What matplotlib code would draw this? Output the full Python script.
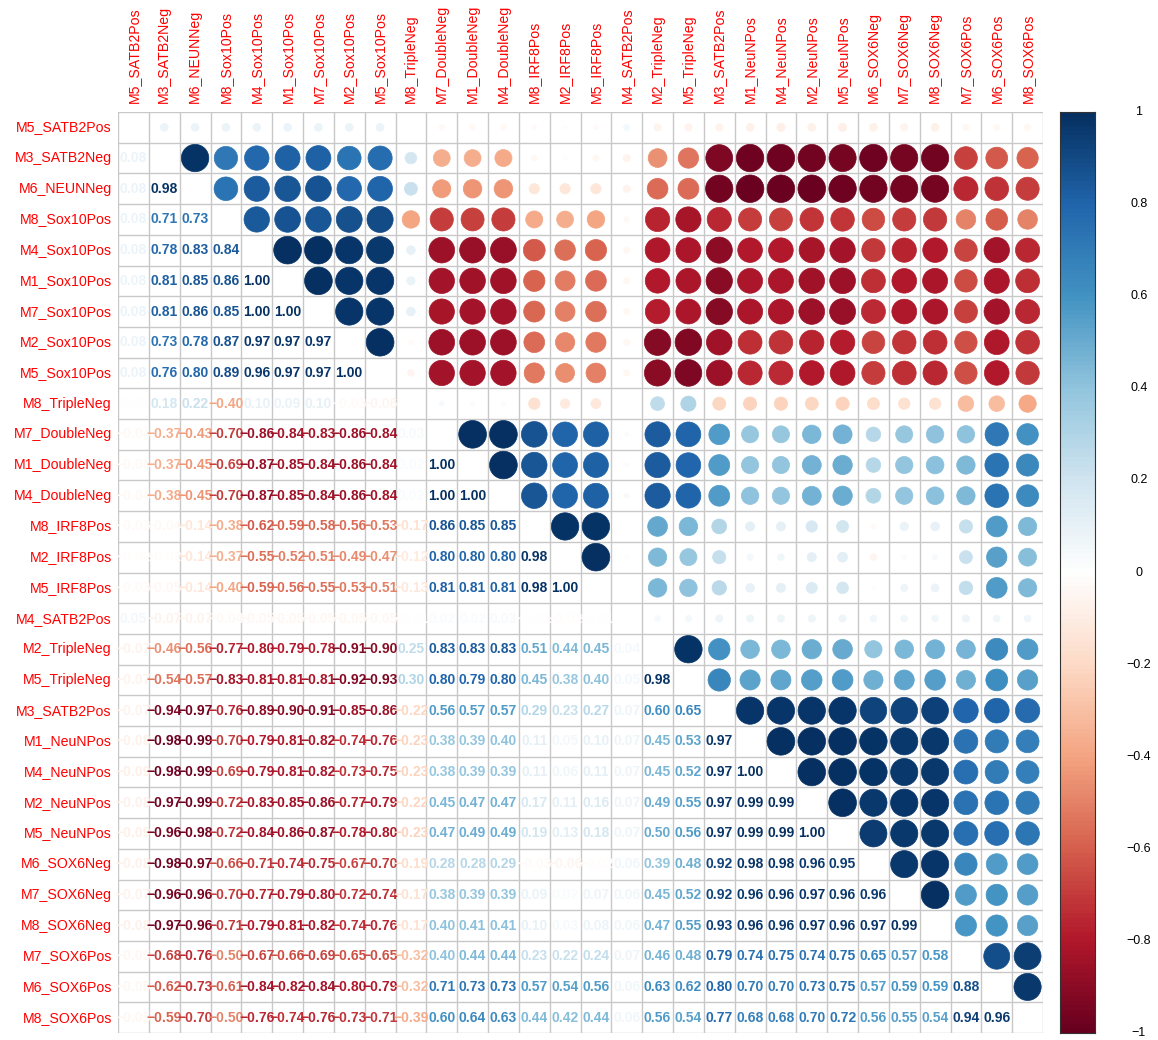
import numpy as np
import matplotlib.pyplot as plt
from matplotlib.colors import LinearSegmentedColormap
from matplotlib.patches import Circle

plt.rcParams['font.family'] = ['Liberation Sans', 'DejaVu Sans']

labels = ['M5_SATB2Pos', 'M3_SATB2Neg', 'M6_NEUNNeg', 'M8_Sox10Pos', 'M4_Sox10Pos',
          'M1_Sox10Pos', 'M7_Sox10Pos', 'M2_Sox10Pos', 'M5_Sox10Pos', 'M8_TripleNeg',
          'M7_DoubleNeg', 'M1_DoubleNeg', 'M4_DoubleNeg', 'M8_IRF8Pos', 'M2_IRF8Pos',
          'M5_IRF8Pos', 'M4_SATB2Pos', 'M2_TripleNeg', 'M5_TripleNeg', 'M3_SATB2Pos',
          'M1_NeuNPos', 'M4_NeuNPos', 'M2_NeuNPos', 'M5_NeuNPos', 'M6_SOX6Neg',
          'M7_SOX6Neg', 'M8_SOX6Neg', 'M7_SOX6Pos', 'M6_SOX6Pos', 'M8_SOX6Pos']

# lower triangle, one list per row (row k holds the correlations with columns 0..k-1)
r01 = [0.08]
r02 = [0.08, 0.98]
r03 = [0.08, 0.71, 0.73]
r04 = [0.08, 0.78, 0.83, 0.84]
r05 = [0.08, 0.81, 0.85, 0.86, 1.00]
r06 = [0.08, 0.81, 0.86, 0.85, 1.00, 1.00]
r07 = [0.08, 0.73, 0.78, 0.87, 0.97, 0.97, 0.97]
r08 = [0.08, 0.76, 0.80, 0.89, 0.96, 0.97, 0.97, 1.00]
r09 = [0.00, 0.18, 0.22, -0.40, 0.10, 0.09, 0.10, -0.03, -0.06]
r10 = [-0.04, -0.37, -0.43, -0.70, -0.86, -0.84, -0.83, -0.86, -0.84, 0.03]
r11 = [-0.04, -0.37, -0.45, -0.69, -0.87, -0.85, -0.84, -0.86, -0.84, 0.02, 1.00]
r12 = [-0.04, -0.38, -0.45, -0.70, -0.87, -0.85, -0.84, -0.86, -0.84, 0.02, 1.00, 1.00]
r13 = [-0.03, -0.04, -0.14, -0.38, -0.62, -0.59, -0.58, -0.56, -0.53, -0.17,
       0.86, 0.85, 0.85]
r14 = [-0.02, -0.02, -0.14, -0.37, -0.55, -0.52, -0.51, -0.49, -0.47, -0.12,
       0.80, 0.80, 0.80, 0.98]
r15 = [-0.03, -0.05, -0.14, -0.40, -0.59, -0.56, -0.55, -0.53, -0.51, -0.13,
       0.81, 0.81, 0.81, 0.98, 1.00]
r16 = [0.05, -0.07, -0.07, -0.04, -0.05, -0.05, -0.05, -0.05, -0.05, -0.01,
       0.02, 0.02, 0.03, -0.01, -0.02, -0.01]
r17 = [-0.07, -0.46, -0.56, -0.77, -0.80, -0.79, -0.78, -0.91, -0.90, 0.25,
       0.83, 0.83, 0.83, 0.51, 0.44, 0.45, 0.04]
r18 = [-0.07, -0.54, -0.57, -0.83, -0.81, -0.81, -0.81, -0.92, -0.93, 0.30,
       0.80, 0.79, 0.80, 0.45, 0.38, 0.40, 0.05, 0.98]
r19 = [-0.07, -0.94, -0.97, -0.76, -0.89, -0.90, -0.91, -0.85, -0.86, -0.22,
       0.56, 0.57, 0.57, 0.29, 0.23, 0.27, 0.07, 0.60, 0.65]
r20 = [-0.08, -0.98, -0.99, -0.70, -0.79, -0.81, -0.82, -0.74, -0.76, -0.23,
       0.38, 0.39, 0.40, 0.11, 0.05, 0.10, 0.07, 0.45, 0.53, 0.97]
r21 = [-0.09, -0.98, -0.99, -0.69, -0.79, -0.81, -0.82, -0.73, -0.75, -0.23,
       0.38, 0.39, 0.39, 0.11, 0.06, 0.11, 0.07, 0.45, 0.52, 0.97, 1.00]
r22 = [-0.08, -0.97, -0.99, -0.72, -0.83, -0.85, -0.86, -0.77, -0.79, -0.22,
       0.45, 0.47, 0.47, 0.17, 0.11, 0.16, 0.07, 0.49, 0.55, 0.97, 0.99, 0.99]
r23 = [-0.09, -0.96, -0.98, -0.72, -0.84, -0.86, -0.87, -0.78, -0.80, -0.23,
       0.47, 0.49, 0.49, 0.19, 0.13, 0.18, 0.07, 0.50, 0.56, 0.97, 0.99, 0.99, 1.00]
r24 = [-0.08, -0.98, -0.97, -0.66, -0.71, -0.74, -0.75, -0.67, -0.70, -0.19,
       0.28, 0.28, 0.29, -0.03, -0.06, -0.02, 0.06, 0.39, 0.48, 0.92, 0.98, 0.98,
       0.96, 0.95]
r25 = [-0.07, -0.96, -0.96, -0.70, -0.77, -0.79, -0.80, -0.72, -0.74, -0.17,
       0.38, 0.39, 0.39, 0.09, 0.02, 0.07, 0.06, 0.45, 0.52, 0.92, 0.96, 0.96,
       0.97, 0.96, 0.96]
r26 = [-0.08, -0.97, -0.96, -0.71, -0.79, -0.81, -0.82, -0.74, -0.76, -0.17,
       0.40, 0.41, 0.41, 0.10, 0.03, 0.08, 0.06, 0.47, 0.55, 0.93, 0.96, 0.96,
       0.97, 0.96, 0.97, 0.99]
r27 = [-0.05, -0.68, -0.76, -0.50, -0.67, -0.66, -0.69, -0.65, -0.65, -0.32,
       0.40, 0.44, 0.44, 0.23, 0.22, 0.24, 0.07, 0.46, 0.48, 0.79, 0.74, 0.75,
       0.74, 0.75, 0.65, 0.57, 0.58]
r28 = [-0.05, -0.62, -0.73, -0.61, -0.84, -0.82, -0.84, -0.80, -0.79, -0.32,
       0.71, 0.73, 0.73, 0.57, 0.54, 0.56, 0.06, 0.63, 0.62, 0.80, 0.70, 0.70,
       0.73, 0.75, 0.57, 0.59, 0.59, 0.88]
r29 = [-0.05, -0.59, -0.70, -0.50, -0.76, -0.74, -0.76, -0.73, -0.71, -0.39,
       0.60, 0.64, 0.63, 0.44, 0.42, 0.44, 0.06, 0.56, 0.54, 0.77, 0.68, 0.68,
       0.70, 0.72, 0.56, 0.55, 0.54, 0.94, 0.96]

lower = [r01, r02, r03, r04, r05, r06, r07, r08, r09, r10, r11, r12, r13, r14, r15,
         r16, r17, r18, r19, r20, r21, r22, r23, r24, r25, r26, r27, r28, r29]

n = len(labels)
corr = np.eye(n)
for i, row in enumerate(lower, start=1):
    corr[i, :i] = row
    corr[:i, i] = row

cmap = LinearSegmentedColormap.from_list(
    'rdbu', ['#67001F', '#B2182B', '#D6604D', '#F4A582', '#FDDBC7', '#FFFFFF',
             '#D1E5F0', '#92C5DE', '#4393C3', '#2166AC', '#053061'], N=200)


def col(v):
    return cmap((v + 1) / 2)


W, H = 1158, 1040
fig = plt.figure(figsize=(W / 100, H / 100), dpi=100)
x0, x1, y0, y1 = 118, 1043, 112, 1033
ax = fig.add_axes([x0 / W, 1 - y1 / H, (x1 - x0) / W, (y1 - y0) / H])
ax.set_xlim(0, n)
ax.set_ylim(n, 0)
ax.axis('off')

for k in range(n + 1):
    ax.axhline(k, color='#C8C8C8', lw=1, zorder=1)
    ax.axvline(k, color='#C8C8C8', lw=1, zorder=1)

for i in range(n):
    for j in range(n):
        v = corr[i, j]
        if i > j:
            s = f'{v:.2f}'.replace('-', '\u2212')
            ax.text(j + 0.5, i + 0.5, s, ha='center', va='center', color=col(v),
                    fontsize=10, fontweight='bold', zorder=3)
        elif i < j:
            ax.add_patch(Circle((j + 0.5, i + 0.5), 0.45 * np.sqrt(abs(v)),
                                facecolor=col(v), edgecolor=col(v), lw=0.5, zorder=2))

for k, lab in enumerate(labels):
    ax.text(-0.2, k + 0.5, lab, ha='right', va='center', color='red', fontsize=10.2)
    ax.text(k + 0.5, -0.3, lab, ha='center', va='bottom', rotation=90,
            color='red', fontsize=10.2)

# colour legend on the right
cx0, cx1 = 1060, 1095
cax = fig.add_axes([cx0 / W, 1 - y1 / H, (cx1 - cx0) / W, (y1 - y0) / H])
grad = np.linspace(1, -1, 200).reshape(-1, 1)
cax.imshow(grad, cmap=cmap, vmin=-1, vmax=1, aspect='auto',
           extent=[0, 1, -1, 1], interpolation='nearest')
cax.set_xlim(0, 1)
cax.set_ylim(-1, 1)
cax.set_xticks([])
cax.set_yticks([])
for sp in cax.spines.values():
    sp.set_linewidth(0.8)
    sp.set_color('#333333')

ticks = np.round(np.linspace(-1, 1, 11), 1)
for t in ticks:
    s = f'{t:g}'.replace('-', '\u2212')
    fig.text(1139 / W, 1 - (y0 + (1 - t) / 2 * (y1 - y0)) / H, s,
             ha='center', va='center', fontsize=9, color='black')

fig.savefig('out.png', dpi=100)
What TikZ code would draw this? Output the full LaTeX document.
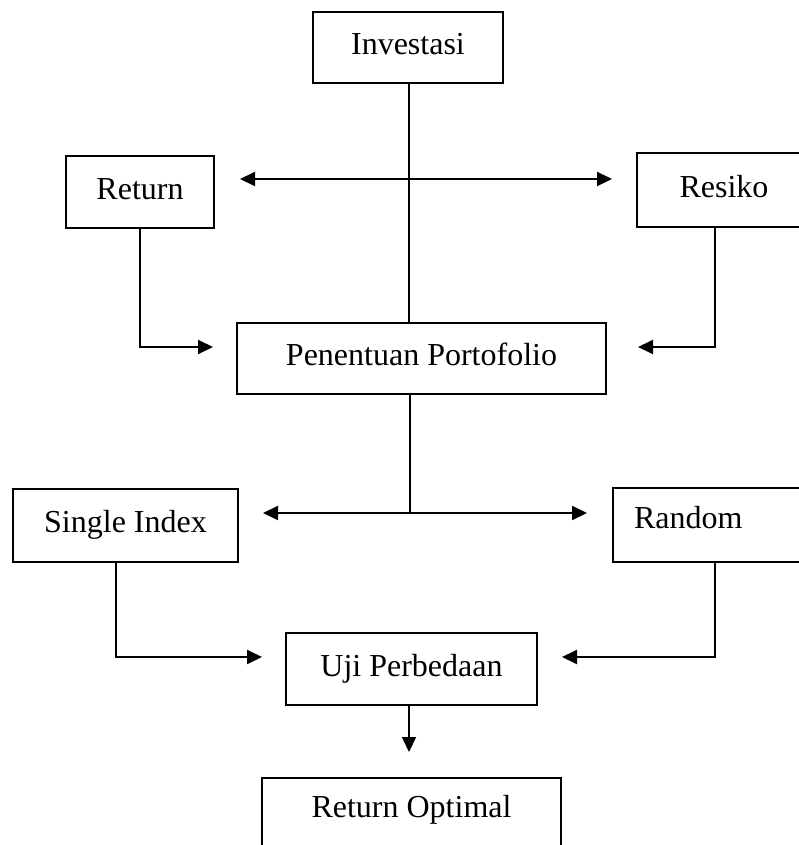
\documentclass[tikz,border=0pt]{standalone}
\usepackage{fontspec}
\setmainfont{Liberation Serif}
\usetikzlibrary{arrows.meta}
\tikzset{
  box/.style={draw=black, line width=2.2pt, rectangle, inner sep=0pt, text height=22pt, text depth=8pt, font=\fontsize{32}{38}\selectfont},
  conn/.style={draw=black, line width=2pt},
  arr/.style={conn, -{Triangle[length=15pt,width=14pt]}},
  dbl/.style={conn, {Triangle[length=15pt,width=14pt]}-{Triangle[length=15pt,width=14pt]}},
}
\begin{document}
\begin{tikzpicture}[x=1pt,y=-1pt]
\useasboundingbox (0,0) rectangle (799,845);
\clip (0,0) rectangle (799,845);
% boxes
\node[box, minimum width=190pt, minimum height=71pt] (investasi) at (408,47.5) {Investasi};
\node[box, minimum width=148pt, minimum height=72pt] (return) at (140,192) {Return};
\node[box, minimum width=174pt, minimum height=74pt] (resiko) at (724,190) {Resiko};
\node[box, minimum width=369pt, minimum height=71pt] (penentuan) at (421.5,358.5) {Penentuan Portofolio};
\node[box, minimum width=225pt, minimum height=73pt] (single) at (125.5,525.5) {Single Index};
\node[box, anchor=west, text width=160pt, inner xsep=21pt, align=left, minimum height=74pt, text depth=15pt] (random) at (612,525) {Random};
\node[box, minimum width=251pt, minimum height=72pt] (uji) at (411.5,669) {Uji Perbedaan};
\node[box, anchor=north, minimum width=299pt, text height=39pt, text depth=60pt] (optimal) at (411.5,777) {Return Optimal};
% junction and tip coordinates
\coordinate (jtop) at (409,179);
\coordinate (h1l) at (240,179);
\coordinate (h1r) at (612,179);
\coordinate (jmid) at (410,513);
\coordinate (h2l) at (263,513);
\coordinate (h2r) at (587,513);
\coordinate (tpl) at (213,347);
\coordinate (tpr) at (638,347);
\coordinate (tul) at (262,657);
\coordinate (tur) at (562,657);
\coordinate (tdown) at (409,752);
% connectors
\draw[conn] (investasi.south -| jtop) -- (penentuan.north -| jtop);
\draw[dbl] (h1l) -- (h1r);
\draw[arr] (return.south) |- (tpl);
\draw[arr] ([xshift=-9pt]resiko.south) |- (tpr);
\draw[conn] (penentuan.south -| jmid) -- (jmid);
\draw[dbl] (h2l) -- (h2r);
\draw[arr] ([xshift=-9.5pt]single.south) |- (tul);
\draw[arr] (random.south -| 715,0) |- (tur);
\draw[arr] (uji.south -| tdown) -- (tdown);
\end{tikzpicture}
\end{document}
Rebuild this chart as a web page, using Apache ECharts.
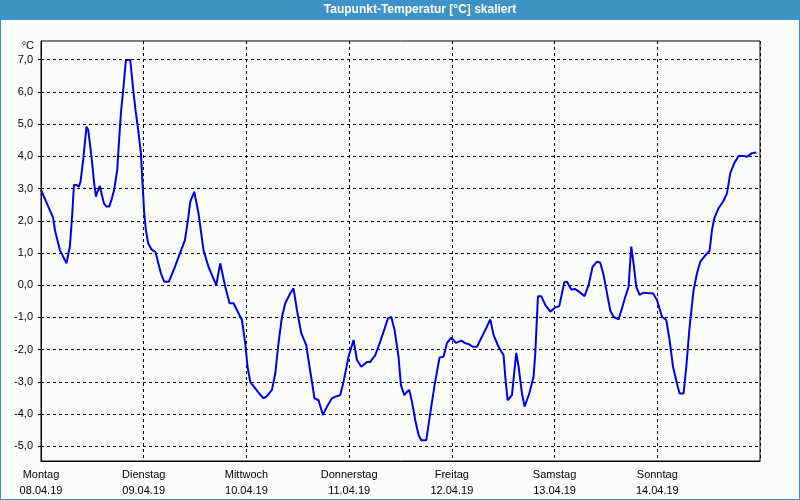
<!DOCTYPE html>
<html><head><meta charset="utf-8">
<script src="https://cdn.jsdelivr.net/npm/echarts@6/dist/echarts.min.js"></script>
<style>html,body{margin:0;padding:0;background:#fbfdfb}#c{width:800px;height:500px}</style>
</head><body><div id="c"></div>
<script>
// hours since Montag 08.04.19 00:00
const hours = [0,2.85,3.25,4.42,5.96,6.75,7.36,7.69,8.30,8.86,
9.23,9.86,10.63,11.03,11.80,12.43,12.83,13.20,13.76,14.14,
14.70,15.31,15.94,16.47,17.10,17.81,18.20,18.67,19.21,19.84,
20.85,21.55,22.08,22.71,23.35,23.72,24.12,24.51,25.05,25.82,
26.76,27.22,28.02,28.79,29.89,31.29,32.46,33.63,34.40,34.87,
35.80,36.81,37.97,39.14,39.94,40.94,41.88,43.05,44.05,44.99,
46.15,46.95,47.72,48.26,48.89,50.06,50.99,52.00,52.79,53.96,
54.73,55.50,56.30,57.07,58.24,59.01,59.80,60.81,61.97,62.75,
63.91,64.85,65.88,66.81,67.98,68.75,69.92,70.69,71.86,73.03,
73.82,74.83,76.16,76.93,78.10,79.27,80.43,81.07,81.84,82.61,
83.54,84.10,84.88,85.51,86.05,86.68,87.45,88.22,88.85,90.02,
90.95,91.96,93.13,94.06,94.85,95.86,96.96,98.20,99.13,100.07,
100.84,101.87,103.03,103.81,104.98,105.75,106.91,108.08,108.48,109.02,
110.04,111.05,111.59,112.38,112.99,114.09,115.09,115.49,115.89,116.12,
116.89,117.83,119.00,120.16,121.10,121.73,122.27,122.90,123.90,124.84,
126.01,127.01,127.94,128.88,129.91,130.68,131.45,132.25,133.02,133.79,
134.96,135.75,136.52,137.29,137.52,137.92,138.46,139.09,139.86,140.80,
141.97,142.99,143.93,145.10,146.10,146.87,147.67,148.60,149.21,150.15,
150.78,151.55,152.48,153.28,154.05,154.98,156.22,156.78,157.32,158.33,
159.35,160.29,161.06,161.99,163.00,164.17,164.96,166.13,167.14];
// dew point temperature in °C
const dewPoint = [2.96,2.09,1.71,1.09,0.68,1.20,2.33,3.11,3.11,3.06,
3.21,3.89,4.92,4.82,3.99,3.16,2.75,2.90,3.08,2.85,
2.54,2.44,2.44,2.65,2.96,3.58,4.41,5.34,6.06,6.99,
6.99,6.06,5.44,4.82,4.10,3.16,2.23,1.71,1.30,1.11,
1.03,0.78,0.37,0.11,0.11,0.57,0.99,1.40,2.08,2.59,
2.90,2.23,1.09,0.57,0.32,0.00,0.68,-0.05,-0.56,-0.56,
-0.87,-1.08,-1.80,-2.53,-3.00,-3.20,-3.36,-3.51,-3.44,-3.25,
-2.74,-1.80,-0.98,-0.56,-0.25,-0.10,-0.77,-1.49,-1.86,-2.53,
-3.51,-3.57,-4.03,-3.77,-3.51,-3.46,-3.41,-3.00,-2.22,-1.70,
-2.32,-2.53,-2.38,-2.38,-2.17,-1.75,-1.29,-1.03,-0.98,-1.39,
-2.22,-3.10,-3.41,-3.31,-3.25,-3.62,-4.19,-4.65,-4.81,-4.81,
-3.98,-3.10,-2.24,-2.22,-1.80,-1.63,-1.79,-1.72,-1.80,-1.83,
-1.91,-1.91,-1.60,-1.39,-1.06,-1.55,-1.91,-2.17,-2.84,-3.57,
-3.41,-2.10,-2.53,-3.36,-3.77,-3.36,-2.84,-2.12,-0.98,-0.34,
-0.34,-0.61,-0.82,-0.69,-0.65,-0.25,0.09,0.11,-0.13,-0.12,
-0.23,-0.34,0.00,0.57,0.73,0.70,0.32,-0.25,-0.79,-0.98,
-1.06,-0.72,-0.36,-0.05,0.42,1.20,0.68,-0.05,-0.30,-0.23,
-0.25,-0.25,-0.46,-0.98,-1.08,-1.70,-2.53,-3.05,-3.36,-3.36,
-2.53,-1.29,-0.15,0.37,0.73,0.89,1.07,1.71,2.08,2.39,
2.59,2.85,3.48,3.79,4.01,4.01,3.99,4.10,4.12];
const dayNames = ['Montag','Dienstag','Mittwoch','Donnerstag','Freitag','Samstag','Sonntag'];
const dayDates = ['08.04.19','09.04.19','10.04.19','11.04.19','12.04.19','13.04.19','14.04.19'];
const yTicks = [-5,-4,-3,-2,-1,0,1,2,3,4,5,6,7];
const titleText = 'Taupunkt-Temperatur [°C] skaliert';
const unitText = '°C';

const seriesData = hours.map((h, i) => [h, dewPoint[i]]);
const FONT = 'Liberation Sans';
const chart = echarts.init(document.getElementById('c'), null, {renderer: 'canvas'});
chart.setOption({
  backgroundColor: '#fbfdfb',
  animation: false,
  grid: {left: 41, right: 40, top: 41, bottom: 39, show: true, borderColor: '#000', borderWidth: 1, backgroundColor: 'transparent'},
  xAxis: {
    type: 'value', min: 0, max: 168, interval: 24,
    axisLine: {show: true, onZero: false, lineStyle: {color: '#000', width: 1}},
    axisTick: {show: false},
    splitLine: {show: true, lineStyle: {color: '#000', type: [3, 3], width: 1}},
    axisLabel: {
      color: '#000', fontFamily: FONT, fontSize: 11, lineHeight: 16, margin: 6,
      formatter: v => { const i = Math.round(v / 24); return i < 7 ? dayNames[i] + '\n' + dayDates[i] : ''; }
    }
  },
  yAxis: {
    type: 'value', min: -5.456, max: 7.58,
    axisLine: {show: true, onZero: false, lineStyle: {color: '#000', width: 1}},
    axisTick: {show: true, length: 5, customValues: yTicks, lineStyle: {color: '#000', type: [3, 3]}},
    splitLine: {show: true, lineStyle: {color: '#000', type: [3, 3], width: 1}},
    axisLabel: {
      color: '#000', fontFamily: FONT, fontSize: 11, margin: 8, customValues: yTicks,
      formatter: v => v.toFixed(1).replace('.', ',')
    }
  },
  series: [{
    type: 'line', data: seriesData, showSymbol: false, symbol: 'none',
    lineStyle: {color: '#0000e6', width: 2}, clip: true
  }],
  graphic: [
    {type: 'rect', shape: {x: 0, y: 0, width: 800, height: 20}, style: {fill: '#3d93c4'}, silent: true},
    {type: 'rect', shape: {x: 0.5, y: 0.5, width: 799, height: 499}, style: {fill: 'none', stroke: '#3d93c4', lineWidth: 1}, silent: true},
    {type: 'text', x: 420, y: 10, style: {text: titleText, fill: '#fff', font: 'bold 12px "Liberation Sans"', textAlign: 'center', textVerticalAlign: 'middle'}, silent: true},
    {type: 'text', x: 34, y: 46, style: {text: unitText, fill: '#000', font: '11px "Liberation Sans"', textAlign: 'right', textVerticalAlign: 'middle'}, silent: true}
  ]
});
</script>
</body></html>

○ ○ ○

Task objective. Copy exactly the lines running from the beginning of the listing through the line that has "plt.rcParams['font.family'] = ['Liberation". Drop the pictures.

Correct answer.
What matplotlib code would draw this? Output the full Python script.
import numpy as np
import matplotlib.pyplot as plt
from matplotlib.colors import LinearSegmentedColormap
from matplotlib.patches import Circle

plt.rcParams['font.family'] = ['Liberation Sans', 'DejaVu Sans']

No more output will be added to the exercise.